Troops, backed by helicopter gunships and tanks, moved into the Khyber Pass area near Pakistan's north-west border yesterday.
More than three-quarters of all food, fuel and war material destined for American and Nato troops in landlocked Afghanistan passes along the narrow and winding 35-mile cut through the Hindu Kush mountains that has served as a strategic trade and military route since Alexander the Great's advance into India.
Over the past month, the supply line has come under attack from militants loyal to a Taliban commander. The Pakistani army began its operation after the militants spurned an offer to surrender, local officials said.
"Because of these operations, supplies have been suspended to Afghanistan and vice versa," Fazal Mehmood, a civilian administrator in the Khyber tribal agency, said.

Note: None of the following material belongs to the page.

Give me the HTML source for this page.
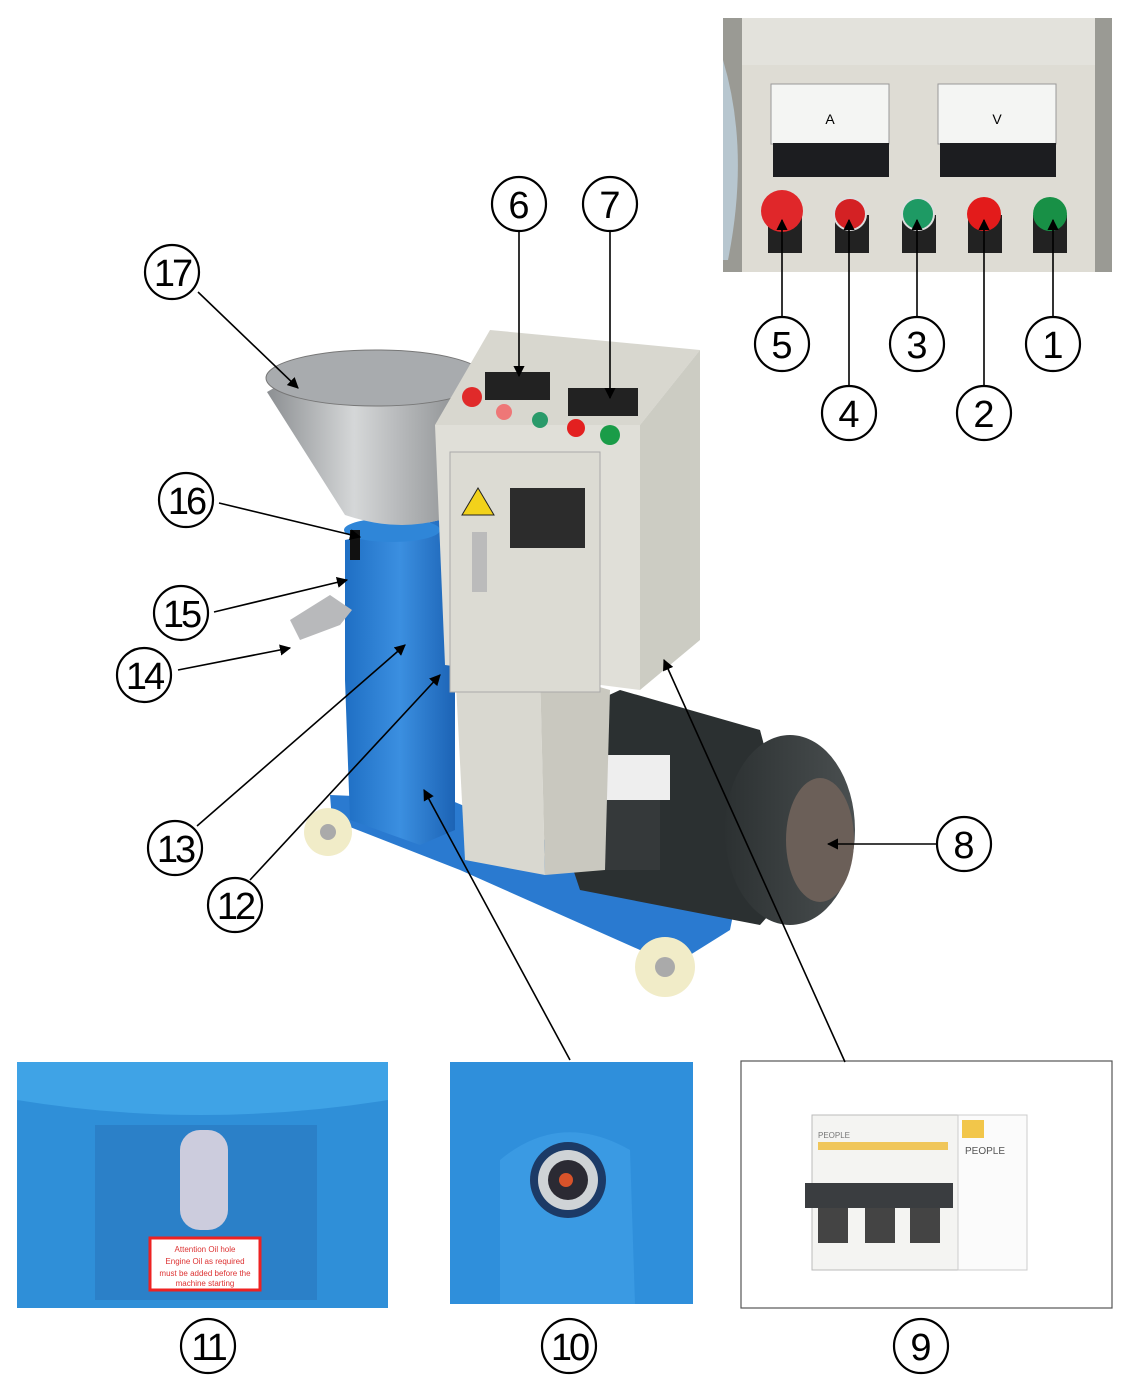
<!DOCTYPE html>
<html><head><meta charset="utf-8"><style>
html,body{margin:0;padding:0;background:#fff;}
svg{display:block}
text{font-family:"Liberation Sans",sans-serif;}
</style></head><body>
<svg width="1134" height="1396" viewBox="0 0 1134 1396" xmlns="http://www.w3.org/2000/svg">
<defs>
<linearGradient id="hop" x1="0" x2="1"><stop offset="0" stop-color="#8c8f92"/><stop offset="0.4" stop-color="#d5d7d8"/><stop offset="1" stop-color="#7e8184"/></linearGradient>
<linearGradient id="blu" x1="0" x2="1"><stop offset="0" stop-color="#1f6fc4"/><stop offset="0.5" stop-color="#3b8fe0"/><stop offset="1" stop-color="#1c63b5"/></linearGradient>
<linearGradient id="mot" x1="0" x2="1"><stop offset="0" stop-color="#2c3132"/><stop offset="1" stop-color="#4a4f50"/></linearGradient>
<marker id="ar" viewBox="0 0 10 10" refX="9" refY="5" markerWidth="7" markerHeight="7" orient="auto"><path d="M0,0 L10,5 L0,10 z" fill="#000"/></marker>
</defs>

<!-- top-right inset -->
<rect x="723" y="18" width="389" height="254" fill="#9a9a94"/>
<path d="M742 18 L1095 18 L1095 272 L742 272 Z" fill="#e3e2dc"/>
<rect x="742" y="65" width="353" height="207" fill="#dedcd4"/>
<path d="M723 60 Q750 150 728 260 L723 260 Z" fill="#b7c6cf"/>
<rect x="771" y="84" width="118" height="60" fill="#f4f5f3" stroke="#999"/>
<rect x="773" y="143" width="116" height="34" fill="#1c1d20"/>
<text x="830" y="124" font-size="14" text-anchor="middle">A</text>
<rect x="938" y="84" width="118" height="60" fill="#f4f5f3" stroke="#999"/>
<rect x="940" y="143" width="116" height="34" fill="#1c1d20"/>
<text x="997" y="124" font-size="14" text-anchor="middle">V</text>
<g fill="#222">
<rect x="768" y="215" width="34" height="38"/><rect x="835" y="215" width="34" height="38"/><rect x="902" y="215" width="34" height="38"/><rect x="968" y="215" width="34" height="38"/><rect x="1033" y="215" width="34" height="38"/>
</g>
<circle cx="782" cy="211" r="21" fill="#e0272a"/>
<circle cx="850" cy="214" r="16" fill="#d42124" stroke="#ddd" stroke-width="2"/>
<circle cx="918" cy="214" r="16" fill="#1e9a64" stroke="#ddd" stroke-width="2"/>
<circle cx="984" cy="214" r="17" fill="#e31b1b"/>
<circle cx="1050" cy="214" r="17" fill="#189046"/>

<!-- main machine -->
<!-- base -->
<path d="M330 795 L450 800 L700 905 L735 905 L730 930 L690 955 L640 950 L460 870 L332 820 Z" fill="#2a7ad0"/>
<!-- blue body -->
<path d="M345 540 L440 520 L445 650 L455 680 L455 830 L420 845 L350 820 L345 680 Z" fill="url(#blu)"/>
<ellipse cx="392" cy="530" rx="48" ry="12" fill="#2f86d8"/>
<path d="M290 620 L330 595 L352 610 L340 625 L300 640 Z" fill="#b8b9bb"/>
<rect x="350" y="530" width="10" height="30" fill="#111"/>
<!-- hopper -->
<path d="M267 392 Q370 330 485 372 L440 520 Q395 532 345 515 Z" fill="url(#hop)"/>
<ellipse cx="376" cy="378" rx="110" ry="28" fill="#a8abae" stroke="#777"/>
<!-- wheels -->
<circle cx="328" cy="832" r="24" fill="#f1ecc8"/><circle cx="328" cy="832" r="8" fill="#aaa"/>
<circle cx="665" cy="967" r="30" fill="#f1ecc8"/><circle cx="665" cy="967" r="10" fill="#aaa"/>
<!-- motor -->
<path d="M555 720 L620 690 L760 730 L800 880 L760 925 L580 890 L550 800 Z" fill="#2b3031"/>
<ellipse cx="790" cy="830" rx="65" ry="95" fill="url(#mot)"/>
<ellipse cx="820" cy="840" rx="34" ry="62" fill="#6b5f58"/>
<rect x="600" y="755" width="70" height="45" fill="#eeeeee"/>
<rect x="575" y="800" width="85" height="70" fill="#35393a"/>
<!-- cabinet -->
<path d="M455 665 L540 670 L545 875 L465 860 Z" fill="#d9d8d0"/>
<path d="M540 670 L610 690 L605 870 L545 875 Z" fill="#c9c8bf"/>
<path d="M435 425 L490 330 L700 350 L640 425 Z" fill="#d8d7cf"/>
<path d="M435 425 L640 425 L640 690 L445 665 Z" fill="#e0dfd8"/>
<path d="M640 425 L700 350 L700 640 L640 690 Z" fill="#ccccc3"/>
<rect x="450" y="452" width="150" height="240" fill="#dcdbd3" stroke="#aaa"/>
<polygon points="478,488 462,515 494,515" fill="#f2d21b" stroke="#222"/>
<rect x="510" y="488" width="75" height="60" fill="#2c2c2c"/>
<rect x="472" y="532" width="15" height="60" fill="#bbb"/>
<rect x="485" y="372" width="65" height="28" fill="#222"/>
<rect x="568" y="388" width="70" height="28" fill="#222"/>
<circle cx="472" cy="397" r="10" fill="#e02a2a"/>
<circle cx="504" cy="412" r="8" fill="#e77"/><circle cx="540" cy="420" r="8" fill="#2a9a6a"/><circle cx="576" cy="428" r="9" fill="#e32020"/><circle cx="610" cy="435" r="10" fill="#1a9c48"/>

<!-- bottom insets -->
<rect x="17" y="1062" width="371" height="246" fill="#2f8fd8"/>
<path d="M17 1062 L388 1062 L388 1100 Q200 1130 17 1100 Z" fill="#3fa3e6"/>
<rect x="95" y="1125" width="222" height="175" fill="#2b80c8"/>
<rect x="180" y="1130" width="48" height="100" rx="20" fill="#ccd"/>
<rect x="150" y="1238" width="110" height="52" fill="#fff" stroke="#e22" stroke-width="3"/>
<text x="205" y="1252" font-size="8" fill="#d33" text-anchor="middle" font-family="Liberation Serif">Attention Oil hole</text>
<text x="205" y="1264" font-size="8" fill="#d33" text-anchor="middle" font-family="Liberation Serif">Engine Oil as required</text>
<text x="205" y="1276" font-size="8" fill="#d33" text-anchor="middle" font-family="Liberation Serif">must be added before the</text>
<text x="205" y="1286" font-size="8" fill="#d33" text-anchor="middle" font-family="Liberation Serif">machine starting</text>
<rect x="450" y="1062" width="243" height="242" fill="#2f8fdb"/>
<path d="M500 1304 L500 1160 Q560 1110 630 1150 L635 1304 Z" fill="#3a9ae3"/>
<circle cx="568" cy="1180" r="38" fill="#1c3a66"/>
<circle cx="568" cy="1180" r="30" fill="#cfd3d6"/>
<circle cx="568" cy="1180" r="20" fill="#2b2a33"/>
<circle cx="566" cy="1180" r="7" fill="#d8532a"/>
<rect x="741" y="1061" width="371" height="247" fill="#fff" stroke="#555" stroke-width="1.2"/>
<rect x="812" y="1115" width="215" height="155" fill="#f4f4f2" stroke="#bbb"/>
<rect x="958" y="1115" width="69" height="155" fill="#fbfbfb" stroke="#ccc"/>
<rect x="818" y="1142" width="130" height="8" fill="#f0c65a"/>
<rect x="962" y="1120" width="22" height="18" fill="#f2c64a"/>
<text x="818" y="1138" font-size="8" fill="#777">PEOPLE</text>
<text x="965" y="1154" font-size="10" fill="#555">PEOPLE</text>
<rect x="805" y="1183" width="148" height="25" fill="#3a3d40"/>
<rect x="818" y="1208" width="30" height="35" fill="#444"/><rect x="865" y="1208" width="30" height="35" fill="#444"/><rect x="910" y="1208" width="30" height="35" fill="#444"/>

<!-- connector lines -->
<g stroke="#000" stroke-width="1.6" fill="none">
<line x1="782" y1="317" x2="782" y2="220" marker-end="url(#ar)"/>
<line x1="849" y1="386" x2="849" y2="220" marker-end="url(#ar)"/>
<line x1="917" y1="317" x2="917" y2="220" marker-end="url(#ar)"/>
<line x1="984" y1="386" x2="984" y2="220" marker-end="url(#ar)"/>
<line x1="1053" y1="317" x2="1053" y2="220" marker-end="url(#ar)"/>
<line x1="519" y1="232" x2="519" y2="376" marker-end="url(#ar)"/>
<line x1="610" y1="232" x2="610" y2="398" marker-end="url(#ar)"/>
<line x1="198" y1="292" x2="298" y2="388" marker-end="url(#ar)"/>
<line x1="219" y1="503" x2="360" y2="537" marker-end="url(#ar)"/>
<line x1="214" y1="612" x2="347" y2="580" marker-end="url(#ar)"/>
<line x1="178" y1="670" x2="290" y2="648" marker-end="url(#ar)"/>
<line x1="197" y1="826" x2="405" y2="645" marker-end="url(#ar)"/>
<line x1="250" y1="880" x2="440" y2="675" marker-end="url(#ar)"/>
<line x1="937" y1="844" x2="828" y2="844" marker-end="url(#ar)"/>
<line x1="570" y1="1060" x2="424" y2="790" marker-end="url(#ar)"/>
<line x1="845" y1="1062" x2="664" y2="660" marker-end="url(#ar)"/>
</g>

<!-- circled numbers -->
<g font-size="38" text-anchor="middle" fill="#000">
<g fill="#fff" stroke="#000" stroke-width="2.2">
<circle cx="519" cy="204" r="27"/><circle cx="610" cy="204" r="27"/><circle cx="172" cy="272" r="27"/>
<circle cx="782" cy="344" r="27"/><circle cx="917" cy="344" r="27"/><circle cx="1053" cy="344" r="27"/>
<circle cx="849" cy="413" r="27"/><circle cx="984" cy="413" r="27"/>
<circle cx="186" cy="500" r="27"/><circle cx="181" cy="613" r="27"/><circle cx="144" cy="675" r="27"/>
<circle cx="175" cy="848" r="27"/><circle cx="235" cy="905" r="27"/><circle cx="964" cy="844" r="27"/>
<circle cx="208" cy="1346" r="27"/><circle cx="569" cy="1346" r="27"/><circle cx="921" cy="1346" r="27"/>
</g>
<text x="519" y="218">6</text><text x="610" y="218">7</text><text x="172" y="286" letter-spacing="-3">17</text>
<text x="782" y="358">5</text><text x="917" y="358">3</text><text x="1053" y="358">1</text>
<text x="849" y="427">4</text><text x="984" y="427">2</text>
<text x="186" y="514" letter-spacing="-3">16</text><text x="181" y="627" letter-spacing="-3">15</text><text x="144" y="689" letter-spacing="-3">14</text>
<text x="175" y="862" letter-spacing="-3">13</text><text x="235" y="919" letter-spacing="-3">12</text><text x="964" y="858">8</text>
<text x="208" y="1360" letter-spacing="-3">11</text><text x="569" y="1360" letter-spacing="-3">10</text><text x="921" y="1360">9</text>
</g>
</svg>
</body></html>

Securing the route is a key priority for the US as it plans to double its deployment in Afghanistan next year to 60,000 troops. "We are glad that they're helping clean out what they call miscreants in that area that have been attacking the supply line," said Colonel Greg Julian, a US military spokesman in Afghanistan. "Temporary closure [of the supply line] is not a problem. It's best that they conduct this operation and clear out these trouble spots."
The New York Times reported yesterday that the US and Nato were planning to open and expand supply lines through central Asia, to create an alternative "northern corridor". Some supplies would be purchased locally and trucked into Afghanistan. Other items might be sent to Baltic ports and transported along Russia's railway lines.
Masked Taliban gunmen mounted half-a-dozen raids on depots in Peshawar city this month. On 8 December, about 200 masked gunmen led by Hakimullah Mehsud – a close associate of the chief Taliban commander Baitullah Mehsud – blocked the road, collected petrol from a station to pour over 100 trucks, and set them alight.
In what was a sign of the growing lawlessness around the city, where there has been a spate of kidnappings and murder, Pakistani security forces were helpless to intervene.
Beyond the city, the convoys pass through the Khyber tribal agency which is in effect controlled by Taliban forces. This month's attacks prompted the Khyber Transport Association, which carries about 60 per cent of the cargo, to go on strike.
Mehmood Shah, a former head of security for the tribal areas based in Peshawar, said security along the route had suffered after the country's troops were last week redeployed to the eastern border with India amid escalating tensions between the two countries.
"Because of the shortage of troops, the depots were left vulnerable. Only a battalion or squadron of tanks was available, leading to the need for a military operation."
Some Pakistani military analysts suspect there may be also be "domestic political motives" behind the move to suspend the supply route. "It would be a very popular move at home, and will pressure the international community," said the defence specialist Ayesha Siddiqa. Pakistan's largest Islamist party has called for demonstrations against the supply route, in protest against the 20-plus CIA-operated missile strikes that have targeted militants in the tribal areas since August.
"This obviously means that they want to build pressure on the international system to use its influence on India to restrain Indian policies towards Pakistan," said Hasan Askari-Rizvi, professor of political science at a Lahore university,
Yesterday, Shah Mahmood Qureshi, Pakistan's Foreign Minister, appealed to India to pull back its jets and troops as Pakistan stepped up its efforts to defuse cross-border tensions.
"I understand India has activated their forward air bases, and I think if they are deactivated, then it will be a big positive signal," Mr Qureshi said. "Similarly, as far as their ground forces are concerned... if they relocated to their peacetime positions, then it will also be a positive signal."
The President, Asif Ali Zardari has made similar statements, as has General Ashfaq Kayani, the taciturn army chief who last week called for conflict to be avoided. Pakistani military and government officials insist that it moved troops to the border with India in a response to Indian redeployments.